L’évaluateur doit rester vigilant en ayant en tête ces deux mécanismes et prendre du recul sur les multiples obtenus. Une solution possible serait d’appliquer des multiples de sortie de crise ajustés (multiples de fin de prévisions ou multiples de fin d’horizon) avec un cours de bourse revenu à un niveau « normal ». Il faut également calculer ses multiples de valorisation en regroupant des familles de comparables sectoriels en sous-groupes homogènes et en remontant suffisamment dans le passé pour voir l’historique d’évolution des multiples.
Eviter la méthode des transactions récentes
Les approches par les transactions récentes doivent être considérées avec une extrême prudence voire écartées. Les questions à se poser sont :
- la cession tient-elle compte des effets de la crise
- la cession est-elle accompagnée de clauses d’ajustement de prix
- la cession a-t-elle été réalisée sous la contrainte de temps inhérente à la crise
Etendre la durée de l’horizon explicite pour intégrer la période de reprise économique dans la valeur issue de la méthode DCF
L’évaluateur retient fréquemment la méthode DCF (Discounted Cash Flow) comme méthode principale de démarche multicritères. Cette méthode nécessite l’établissement d’un prévisionnel habituellement réalisé sur 5 ans. Les périodes de crise couvrant plusieurs années, les flux de trésorerie prévisionnels actualisés de l’horizon explicite dégradent significativement la valeur de l’entreprise car ils ne tiennent pas compte de l’intégralité de la période de reprise économique.

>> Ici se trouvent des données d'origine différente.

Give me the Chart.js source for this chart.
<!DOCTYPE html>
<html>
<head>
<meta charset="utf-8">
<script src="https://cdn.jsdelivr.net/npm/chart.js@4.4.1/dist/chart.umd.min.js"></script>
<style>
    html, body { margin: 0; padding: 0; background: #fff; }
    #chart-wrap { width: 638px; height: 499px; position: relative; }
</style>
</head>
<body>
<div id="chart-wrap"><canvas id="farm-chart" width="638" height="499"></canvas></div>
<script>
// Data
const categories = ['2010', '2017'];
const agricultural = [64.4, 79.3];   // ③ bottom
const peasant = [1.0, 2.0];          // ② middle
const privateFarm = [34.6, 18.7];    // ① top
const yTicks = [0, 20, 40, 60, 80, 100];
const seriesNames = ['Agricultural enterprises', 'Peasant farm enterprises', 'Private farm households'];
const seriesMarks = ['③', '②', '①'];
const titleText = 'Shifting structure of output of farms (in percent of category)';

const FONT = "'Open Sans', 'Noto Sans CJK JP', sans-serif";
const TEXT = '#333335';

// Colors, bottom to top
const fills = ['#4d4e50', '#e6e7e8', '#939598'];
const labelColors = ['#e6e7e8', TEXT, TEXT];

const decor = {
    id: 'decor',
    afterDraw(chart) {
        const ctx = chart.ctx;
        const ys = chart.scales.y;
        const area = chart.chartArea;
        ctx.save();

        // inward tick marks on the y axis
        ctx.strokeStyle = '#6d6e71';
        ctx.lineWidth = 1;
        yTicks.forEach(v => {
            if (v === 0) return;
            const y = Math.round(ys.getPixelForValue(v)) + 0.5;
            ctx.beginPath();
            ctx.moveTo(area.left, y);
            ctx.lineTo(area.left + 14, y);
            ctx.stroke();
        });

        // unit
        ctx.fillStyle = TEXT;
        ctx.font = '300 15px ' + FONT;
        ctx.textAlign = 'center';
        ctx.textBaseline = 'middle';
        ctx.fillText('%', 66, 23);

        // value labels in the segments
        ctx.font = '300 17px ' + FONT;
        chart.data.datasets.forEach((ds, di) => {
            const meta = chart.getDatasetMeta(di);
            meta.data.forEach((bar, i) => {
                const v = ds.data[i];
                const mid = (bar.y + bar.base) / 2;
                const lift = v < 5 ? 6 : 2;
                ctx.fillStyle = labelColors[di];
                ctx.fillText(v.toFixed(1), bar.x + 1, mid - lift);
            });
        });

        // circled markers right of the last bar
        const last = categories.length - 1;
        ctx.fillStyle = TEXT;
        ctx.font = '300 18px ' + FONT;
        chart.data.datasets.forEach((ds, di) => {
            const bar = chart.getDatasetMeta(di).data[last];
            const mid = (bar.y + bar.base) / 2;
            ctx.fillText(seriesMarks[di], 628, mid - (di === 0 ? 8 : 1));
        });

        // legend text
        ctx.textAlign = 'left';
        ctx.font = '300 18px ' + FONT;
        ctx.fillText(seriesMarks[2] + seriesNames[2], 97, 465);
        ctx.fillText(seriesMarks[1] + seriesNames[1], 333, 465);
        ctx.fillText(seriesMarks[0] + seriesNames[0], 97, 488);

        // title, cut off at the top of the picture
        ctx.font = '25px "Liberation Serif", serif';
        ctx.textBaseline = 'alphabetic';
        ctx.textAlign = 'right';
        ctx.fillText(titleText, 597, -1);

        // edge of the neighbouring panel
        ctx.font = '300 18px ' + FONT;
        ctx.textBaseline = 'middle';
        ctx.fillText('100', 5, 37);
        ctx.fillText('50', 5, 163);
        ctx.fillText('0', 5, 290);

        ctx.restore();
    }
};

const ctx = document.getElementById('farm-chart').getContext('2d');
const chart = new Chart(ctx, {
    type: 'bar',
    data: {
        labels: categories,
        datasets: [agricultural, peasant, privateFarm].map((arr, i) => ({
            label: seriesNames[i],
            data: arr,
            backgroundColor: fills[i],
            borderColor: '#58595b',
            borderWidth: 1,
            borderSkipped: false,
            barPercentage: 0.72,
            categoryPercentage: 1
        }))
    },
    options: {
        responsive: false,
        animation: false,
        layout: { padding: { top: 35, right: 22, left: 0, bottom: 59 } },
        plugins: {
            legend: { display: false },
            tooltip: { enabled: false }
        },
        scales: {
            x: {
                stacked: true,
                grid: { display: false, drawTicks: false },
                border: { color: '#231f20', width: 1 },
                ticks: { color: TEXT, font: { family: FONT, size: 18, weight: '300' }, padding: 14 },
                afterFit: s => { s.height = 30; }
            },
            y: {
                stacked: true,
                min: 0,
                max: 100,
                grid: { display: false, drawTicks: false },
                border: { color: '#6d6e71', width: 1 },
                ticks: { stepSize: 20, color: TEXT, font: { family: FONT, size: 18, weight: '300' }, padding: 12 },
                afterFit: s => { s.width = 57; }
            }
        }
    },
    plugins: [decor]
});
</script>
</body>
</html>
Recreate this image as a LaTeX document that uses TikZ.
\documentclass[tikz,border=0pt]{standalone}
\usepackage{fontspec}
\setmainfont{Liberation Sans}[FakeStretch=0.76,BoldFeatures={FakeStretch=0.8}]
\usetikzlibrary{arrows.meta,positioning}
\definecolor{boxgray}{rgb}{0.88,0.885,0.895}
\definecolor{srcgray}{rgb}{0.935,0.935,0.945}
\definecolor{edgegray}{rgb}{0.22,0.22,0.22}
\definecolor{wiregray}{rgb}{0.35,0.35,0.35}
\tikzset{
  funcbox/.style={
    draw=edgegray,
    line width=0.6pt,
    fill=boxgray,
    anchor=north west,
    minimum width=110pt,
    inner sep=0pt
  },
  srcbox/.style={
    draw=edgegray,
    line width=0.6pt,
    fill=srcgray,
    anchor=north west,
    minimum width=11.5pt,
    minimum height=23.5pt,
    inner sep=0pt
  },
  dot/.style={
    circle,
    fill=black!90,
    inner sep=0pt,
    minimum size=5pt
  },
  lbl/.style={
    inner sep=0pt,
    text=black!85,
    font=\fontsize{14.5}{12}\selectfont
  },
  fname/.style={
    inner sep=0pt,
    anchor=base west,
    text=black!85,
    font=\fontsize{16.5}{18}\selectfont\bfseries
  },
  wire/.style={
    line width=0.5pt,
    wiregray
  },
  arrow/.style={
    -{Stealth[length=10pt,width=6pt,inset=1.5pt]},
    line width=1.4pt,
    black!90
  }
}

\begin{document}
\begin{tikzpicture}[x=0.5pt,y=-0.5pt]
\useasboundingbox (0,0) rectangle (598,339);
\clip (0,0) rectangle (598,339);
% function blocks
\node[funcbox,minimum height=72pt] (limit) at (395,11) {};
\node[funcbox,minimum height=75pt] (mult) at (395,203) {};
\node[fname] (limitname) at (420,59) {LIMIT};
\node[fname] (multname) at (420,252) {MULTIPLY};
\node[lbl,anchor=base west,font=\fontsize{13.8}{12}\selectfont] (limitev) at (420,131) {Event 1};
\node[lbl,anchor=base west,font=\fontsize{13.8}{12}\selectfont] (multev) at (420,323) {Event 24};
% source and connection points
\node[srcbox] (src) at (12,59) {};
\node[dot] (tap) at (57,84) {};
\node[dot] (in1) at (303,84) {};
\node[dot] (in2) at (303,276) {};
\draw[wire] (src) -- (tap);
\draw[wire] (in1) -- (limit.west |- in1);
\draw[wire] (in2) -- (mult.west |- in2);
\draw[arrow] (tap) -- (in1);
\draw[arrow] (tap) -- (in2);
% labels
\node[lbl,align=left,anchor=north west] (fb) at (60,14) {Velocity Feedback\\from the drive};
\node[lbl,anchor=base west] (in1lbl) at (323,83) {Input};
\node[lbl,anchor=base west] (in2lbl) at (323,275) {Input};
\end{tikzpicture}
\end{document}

Il faut donc envisager un horizon temporel suffisamment long pour intégrer les flux inhérents à la « reprise économique » à l’horizon explicite. Le prévisionnel doit donc intégrer la durée de la crise, la durée de rattrapage post-crise, puis le retour à la performance antérieure à la crise.
Modéliser plusieurs scénarios (optimiste, médian, pessimiste) pour le calcul des « free cash-flow » de la méthode DCF
Aussi, compte tenu de la difficulté de justifier les paramètres de flux (notamment en termes de chiffre d’affaires et de marge) il est vivement conseillé de modéliser plusieurs scénarios (optimiste, médian, pessimiste). Il est possible d’appliquer des probabilités aux différents scénarios et de faire varier ces hypothèses pour obtenir un test de sensibilité de la valeur aux variations des différents paramètres (taux de croissance, taux de mage etc.).

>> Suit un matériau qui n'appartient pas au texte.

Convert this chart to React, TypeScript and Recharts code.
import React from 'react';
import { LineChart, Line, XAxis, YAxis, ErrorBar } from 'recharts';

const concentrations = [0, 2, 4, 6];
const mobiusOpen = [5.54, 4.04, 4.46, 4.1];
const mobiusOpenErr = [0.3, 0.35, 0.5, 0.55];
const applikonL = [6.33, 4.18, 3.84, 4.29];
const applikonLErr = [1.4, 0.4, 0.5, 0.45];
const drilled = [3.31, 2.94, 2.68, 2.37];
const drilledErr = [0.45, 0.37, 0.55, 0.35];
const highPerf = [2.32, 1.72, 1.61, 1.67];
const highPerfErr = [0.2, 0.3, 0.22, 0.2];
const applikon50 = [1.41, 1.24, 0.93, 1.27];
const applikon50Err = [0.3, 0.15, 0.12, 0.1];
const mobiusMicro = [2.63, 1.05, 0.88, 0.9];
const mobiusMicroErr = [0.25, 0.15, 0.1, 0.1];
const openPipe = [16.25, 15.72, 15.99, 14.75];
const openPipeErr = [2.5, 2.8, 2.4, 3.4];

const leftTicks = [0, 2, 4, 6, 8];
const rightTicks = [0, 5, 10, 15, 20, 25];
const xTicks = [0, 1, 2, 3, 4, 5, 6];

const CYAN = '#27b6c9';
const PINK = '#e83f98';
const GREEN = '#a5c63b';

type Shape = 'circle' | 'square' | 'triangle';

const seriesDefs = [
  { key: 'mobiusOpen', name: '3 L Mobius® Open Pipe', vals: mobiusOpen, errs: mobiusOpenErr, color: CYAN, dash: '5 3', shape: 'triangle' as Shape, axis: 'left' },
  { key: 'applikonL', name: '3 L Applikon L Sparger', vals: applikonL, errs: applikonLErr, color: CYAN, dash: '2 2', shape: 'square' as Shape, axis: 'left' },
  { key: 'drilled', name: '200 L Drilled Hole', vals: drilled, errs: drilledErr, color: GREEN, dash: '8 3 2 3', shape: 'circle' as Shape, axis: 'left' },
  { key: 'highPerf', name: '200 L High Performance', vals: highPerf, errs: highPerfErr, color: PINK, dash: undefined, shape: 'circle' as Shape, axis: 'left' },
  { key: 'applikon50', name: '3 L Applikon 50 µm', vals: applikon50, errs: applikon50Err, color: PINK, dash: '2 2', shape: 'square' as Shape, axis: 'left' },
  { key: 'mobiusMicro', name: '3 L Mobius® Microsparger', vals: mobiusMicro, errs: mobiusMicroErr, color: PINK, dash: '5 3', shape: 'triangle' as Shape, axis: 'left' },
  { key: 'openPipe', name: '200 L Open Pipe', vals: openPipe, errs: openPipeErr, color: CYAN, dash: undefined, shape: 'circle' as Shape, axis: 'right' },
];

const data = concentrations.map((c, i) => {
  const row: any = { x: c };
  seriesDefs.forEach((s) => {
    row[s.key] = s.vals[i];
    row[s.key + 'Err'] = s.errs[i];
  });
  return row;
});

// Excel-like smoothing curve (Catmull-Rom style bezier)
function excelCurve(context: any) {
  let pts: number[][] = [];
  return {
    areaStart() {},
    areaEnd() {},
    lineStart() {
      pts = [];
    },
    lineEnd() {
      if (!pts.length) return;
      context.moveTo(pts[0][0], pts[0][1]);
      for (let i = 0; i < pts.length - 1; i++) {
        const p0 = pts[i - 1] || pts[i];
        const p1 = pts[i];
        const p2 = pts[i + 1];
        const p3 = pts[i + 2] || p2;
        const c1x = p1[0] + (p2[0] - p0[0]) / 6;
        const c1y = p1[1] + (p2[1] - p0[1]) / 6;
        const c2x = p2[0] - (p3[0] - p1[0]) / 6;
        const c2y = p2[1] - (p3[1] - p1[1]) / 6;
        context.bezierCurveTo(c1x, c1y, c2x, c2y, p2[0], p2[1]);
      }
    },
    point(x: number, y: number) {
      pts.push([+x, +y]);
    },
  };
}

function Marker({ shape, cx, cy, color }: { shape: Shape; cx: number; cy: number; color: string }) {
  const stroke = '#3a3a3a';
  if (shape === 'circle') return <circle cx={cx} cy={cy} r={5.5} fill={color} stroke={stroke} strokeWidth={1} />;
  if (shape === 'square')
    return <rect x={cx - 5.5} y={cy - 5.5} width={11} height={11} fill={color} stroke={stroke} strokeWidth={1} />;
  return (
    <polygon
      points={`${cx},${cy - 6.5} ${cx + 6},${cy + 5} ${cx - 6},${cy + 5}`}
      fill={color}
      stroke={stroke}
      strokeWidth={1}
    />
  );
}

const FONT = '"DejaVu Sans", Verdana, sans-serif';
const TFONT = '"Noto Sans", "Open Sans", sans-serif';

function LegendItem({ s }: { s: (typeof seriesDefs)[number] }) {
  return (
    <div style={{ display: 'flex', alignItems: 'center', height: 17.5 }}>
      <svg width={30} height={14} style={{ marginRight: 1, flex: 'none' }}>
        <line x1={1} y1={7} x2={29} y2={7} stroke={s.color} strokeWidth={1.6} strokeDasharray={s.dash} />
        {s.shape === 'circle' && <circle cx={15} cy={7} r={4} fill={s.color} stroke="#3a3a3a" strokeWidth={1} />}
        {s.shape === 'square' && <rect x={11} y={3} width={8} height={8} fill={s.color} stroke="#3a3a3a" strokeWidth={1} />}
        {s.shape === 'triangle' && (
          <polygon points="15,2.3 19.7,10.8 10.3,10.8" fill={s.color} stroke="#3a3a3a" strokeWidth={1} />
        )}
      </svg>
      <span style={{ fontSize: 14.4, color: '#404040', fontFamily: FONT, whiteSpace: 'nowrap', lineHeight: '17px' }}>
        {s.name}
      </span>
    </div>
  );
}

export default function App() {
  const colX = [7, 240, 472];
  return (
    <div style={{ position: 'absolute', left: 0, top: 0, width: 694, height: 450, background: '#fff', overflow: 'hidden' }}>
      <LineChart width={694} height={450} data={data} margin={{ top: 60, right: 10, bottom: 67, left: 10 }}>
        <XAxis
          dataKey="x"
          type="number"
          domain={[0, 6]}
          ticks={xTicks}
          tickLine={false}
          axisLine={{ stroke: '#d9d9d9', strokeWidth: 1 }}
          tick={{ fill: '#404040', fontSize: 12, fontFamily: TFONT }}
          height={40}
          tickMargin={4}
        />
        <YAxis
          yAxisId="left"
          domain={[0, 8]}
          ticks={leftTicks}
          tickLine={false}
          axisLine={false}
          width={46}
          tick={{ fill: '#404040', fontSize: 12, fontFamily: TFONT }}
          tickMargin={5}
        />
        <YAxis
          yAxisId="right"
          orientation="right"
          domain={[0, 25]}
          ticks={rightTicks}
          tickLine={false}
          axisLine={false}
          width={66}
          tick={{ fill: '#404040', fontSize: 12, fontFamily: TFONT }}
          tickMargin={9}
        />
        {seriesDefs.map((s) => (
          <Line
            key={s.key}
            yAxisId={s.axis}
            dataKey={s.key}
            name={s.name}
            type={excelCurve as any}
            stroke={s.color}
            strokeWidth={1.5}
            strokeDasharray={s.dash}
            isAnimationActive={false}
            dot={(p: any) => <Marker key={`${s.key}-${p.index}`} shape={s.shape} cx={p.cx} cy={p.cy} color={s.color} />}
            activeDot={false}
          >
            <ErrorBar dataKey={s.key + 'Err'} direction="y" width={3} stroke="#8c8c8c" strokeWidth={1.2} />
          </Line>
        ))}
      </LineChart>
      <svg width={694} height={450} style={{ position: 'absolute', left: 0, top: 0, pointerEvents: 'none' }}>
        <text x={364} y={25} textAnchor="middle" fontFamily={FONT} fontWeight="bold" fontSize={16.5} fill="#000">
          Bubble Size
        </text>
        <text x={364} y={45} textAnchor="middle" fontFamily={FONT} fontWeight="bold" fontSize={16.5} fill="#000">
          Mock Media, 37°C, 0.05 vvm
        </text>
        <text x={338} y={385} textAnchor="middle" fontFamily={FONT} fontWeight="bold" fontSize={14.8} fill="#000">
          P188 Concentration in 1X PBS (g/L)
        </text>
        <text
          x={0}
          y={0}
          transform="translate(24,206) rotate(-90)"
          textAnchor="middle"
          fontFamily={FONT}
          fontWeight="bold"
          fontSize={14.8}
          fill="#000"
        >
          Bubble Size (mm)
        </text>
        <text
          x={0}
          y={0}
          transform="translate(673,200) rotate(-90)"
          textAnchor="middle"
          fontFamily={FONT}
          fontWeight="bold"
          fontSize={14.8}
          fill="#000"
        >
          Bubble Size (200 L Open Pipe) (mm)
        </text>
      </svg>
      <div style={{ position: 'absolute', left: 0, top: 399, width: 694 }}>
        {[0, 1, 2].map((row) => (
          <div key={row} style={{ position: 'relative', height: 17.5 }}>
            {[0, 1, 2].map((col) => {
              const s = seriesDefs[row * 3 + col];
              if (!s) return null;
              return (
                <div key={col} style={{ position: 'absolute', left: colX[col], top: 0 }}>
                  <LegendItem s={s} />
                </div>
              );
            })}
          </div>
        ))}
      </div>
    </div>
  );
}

Compte tenu de la forte volatilité du marché, retenir des paramètres « spot » n’est pas adapté dans un contexte de crise.

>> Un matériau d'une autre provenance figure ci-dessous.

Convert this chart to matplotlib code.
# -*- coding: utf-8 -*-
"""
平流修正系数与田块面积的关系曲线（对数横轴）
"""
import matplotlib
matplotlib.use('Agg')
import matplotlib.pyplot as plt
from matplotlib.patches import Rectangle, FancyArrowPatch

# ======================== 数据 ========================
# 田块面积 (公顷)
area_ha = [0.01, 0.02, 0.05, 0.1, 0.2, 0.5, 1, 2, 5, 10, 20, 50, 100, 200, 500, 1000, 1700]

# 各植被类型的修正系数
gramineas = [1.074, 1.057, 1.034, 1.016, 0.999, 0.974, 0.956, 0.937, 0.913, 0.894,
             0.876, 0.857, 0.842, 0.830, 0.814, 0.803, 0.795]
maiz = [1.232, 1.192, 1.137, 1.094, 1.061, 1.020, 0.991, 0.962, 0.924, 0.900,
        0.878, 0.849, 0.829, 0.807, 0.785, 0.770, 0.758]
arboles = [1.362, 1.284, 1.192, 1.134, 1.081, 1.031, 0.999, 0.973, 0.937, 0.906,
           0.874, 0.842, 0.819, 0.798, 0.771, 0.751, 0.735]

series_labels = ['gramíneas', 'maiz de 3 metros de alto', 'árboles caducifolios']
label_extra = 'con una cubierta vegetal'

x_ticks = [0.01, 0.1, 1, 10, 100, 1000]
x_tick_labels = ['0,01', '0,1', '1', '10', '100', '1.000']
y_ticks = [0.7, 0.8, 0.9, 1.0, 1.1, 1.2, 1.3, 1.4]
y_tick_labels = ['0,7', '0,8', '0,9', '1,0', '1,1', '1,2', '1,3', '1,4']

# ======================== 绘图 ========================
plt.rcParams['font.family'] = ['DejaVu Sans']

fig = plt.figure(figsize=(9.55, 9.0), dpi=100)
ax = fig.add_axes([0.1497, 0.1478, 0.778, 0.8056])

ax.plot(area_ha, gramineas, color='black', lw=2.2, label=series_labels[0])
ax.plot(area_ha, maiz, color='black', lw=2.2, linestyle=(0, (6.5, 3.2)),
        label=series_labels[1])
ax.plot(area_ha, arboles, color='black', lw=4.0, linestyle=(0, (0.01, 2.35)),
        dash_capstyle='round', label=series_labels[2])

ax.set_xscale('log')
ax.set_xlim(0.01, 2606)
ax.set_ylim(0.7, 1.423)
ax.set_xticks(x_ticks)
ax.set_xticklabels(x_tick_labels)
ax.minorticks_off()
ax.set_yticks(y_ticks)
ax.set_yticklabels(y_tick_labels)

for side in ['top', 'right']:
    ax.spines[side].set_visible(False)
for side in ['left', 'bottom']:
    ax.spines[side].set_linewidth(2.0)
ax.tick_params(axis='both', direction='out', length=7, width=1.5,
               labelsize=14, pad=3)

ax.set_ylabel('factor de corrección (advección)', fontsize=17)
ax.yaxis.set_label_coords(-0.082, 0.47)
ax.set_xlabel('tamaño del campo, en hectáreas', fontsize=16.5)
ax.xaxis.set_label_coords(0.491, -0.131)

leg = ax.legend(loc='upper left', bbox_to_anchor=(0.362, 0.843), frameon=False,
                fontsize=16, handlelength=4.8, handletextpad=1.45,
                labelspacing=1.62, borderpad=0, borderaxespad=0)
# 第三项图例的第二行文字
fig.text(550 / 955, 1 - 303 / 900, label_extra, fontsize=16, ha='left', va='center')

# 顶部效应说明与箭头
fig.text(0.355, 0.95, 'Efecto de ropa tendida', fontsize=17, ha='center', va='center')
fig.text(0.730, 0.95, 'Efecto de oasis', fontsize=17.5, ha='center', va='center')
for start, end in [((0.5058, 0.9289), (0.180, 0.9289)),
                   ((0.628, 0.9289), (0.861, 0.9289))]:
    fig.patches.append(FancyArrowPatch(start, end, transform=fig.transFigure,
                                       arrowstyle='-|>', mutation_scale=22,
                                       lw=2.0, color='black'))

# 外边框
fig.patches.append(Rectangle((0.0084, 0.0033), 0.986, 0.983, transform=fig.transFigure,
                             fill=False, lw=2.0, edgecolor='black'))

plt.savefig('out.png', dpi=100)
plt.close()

S’inspirer des impacts observés sur les prévisions des sociétés cotées du même secteur d’activité sans faire de « copier/coller »
Aucune société ne ressemble parfaitement à aucune autre. Cependant, face à la difficulté de construire son business plan en période de crise, il est possible de procéder à un « benchmarking » réfléchi. Le prévisionnel peut être modélisé en tenant compte des de certains facteurs communs à son secteur d’activité. Ces facteurs peuvent être le nombre d’années de crise retenu, le taux de croissance d’activité après crise, le taux de récupération éventuel du manque à gagner, l’ampleur de la baisse de chiffre d’affaires, le niveau de la dégradation du taux de marge.
Ces impacts observés chez les concurrents doivent être adaptés aux particularités de l’entreprise évaluée. L’évaluateur ne doit cependant pas tomber dans le piège du copier/coller des prévisions de la concurrence sans réflexion préalable.